1350102/10/1987POITIERS
La manifestation s’est confondue, place d’Armes, avec un bizutage d’étudiants. Très drôle…
« Dansons la carmagnole
Vive l’action, vive l’action
Dansons la carmagnole... »
La manifestation régionale de la CGT s’est déroulée hier à Poitiers dans une ambiance de fête..., un peu trop peut-être au gré des organisateurs qui ont été tout surpris de trouver au rendez-vous, place d’Armes, des « sans culottes » qu’ils n’attendaient pas : les étudiants des filières génie mécanique et génie électricité qui étaient réunis pour leur bizutage traditionnel. Mines mi-figue, mi-raisin des « camarades » qui ont vu tout à coup leurs tentes marcher toutes seules et les verres du pique-nique aspergés par l’eau saumâtre de la fontaine. Gentils : « Faut bien qu’ils s’amusent, ces jeunes ! ». Paternels : « Les petits copains, il faut que ça se passe bien, allez jouer ailleurs ! ». Solidaires : « En défendant notre beefsteak, on défend le vôtre... ». Menaçant : « Ils font ce qu’ils veulent mais qu’ils ne nous insultent pas ! ». C’est alors qu’un grand Duduche au comble de la provocation lancé à un manifestant : « Vous n’avez pas de c… ! L’autre, pas dégonflé, baissa son froc. Que vouliez-vous qu’il fît ? glousse une minette.
Le rêve du vieux cheminot
Finalement, après cet échauffement, chacun s’est retrouvé chez soi : les « mec à niques » et les autres sur la place d’Armes, les cégétistes devant la préfecture. Ces derniers, au nombre de 3.000 environ, venus par cars ou voitures particulières, des quatre départements. La Charente-Maritime, avec, en figure de proue, les chantiers navals, semblait battre le record de participation (23 cars). Devant cette foule sérieuse mais bon enfant tout entière acquise à la cause, le secrétaire régional Jean-Pierre Jallais a commencé par gonfler le moral en énumérant « les mauvais coups détournés en un an » et en affirmant : « On peut bloquer une attaque frontale du patronat ! ». Puis il a dénoncé les super profits des multinationales, stigmatisé la politique gouvernementale qui transforme le marché du travail en « trafic de main d’œuvre », pris en ligne de mire le Futuroscope « qui devient un instrument déstructurant... ».

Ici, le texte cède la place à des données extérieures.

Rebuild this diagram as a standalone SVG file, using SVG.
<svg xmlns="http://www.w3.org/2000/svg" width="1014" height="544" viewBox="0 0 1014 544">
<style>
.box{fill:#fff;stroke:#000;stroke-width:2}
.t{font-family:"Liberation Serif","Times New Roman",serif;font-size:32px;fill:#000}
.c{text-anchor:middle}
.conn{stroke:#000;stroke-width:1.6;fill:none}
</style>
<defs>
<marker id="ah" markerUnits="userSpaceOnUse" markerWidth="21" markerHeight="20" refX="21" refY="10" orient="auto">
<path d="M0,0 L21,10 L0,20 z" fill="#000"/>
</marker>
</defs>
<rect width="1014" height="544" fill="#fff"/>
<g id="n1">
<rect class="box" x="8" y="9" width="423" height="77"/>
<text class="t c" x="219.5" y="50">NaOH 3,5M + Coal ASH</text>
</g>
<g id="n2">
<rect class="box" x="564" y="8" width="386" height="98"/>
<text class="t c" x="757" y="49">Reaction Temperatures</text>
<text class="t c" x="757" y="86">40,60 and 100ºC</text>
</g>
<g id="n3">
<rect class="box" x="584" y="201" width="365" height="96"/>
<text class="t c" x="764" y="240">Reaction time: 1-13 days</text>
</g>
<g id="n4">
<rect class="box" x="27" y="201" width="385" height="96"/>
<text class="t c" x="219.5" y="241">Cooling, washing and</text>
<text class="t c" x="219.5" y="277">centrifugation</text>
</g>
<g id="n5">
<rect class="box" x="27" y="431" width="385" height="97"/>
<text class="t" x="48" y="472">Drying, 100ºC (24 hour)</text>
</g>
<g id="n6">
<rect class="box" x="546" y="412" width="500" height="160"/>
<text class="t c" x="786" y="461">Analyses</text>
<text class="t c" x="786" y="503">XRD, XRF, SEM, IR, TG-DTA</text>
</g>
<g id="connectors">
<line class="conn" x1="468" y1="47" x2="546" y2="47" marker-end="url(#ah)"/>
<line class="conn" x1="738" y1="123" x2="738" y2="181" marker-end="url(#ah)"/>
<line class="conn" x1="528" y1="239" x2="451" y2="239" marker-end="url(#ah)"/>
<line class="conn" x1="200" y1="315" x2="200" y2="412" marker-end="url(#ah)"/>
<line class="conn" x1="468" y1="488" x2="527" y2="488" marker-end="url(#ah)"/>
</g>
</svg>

Dans les rangs, on commence à avoir des fourmis dans les pieds : « On va prendre un petit caté ? » suggère un quidam. « Nous n’avons pas dit notre dernier mot » enchaîne l’orateur. Après une demi-heure d’intervention, Jean-Pierre Jallais conclut sur une envolée, lâche le micro et le défilé s’ébranle dans le centre-ville.
Conclusion de cette manifestation de masse ? « C’est la solution, la seule qui nous reste », estime Jean-Louis, 35 ans « Tout nous est fermé, sauf la rue » renchérit Bernard, 29 ans. « Faudrait que tout le monde s’y mette », enchaîne Myriam, 21 ans. Tout le monde... De quoi faire rêver ce vieux cheminot aux cheveux blancs qui a défilé pour la première fois en 1958 « après le régiment » et qui, depuis, a été de toutes les manifestations.
Michel Lévêque
Notre-Dame... de la liberté
La journée de la CGT ne risquait pas de passer inaperçue. Au lever du jour, les Poitevins ont eu la surprise de découvrir la Vierge des Dunes qui domine la ville encapuchonnée par une banderole, Et sur cette banderole, on pouvait lire le mot « Liberté ».
En dehors de la SNCF la grève n’a pas troublé la vie des Poitevins
Cette manifestation de la CGT, aux dires des observateurs, a été, et de loin, la plus importante depuis de nombreuses années par la participation extérieure venue tout spécialement de Charente-Maritime. Par contre, il n'y a eu de perturbations que dans le domaine SNCF où deux rapides sur trois ont circulé et un omnibus sur deux.
Du point de vue de l’EDF, on n’enregistra aucune coupure de courant et cette absence de délestage n’a donc causé aucun trouble dans la vie domestique et professionnelle.
Dans les enseignements primaire et secondaire, on ne signala aucune grève chez les maitres et professeurs. Par contre, certains non-enseignants ont observé les mots d’ordre de la CGT.
En résumé, cette manifestation où la CGT s’est largement exprimée n’a pas eu de répercussion fâcheuse sur la vie locale sauf, bien sûr, pour ceux qui avaient un besoin impérieux de se déplacer par le train.
Photo : J-P Jallais s’adresse aux 3.000 manifestants regroupés place de la Préfecture à Poitiers.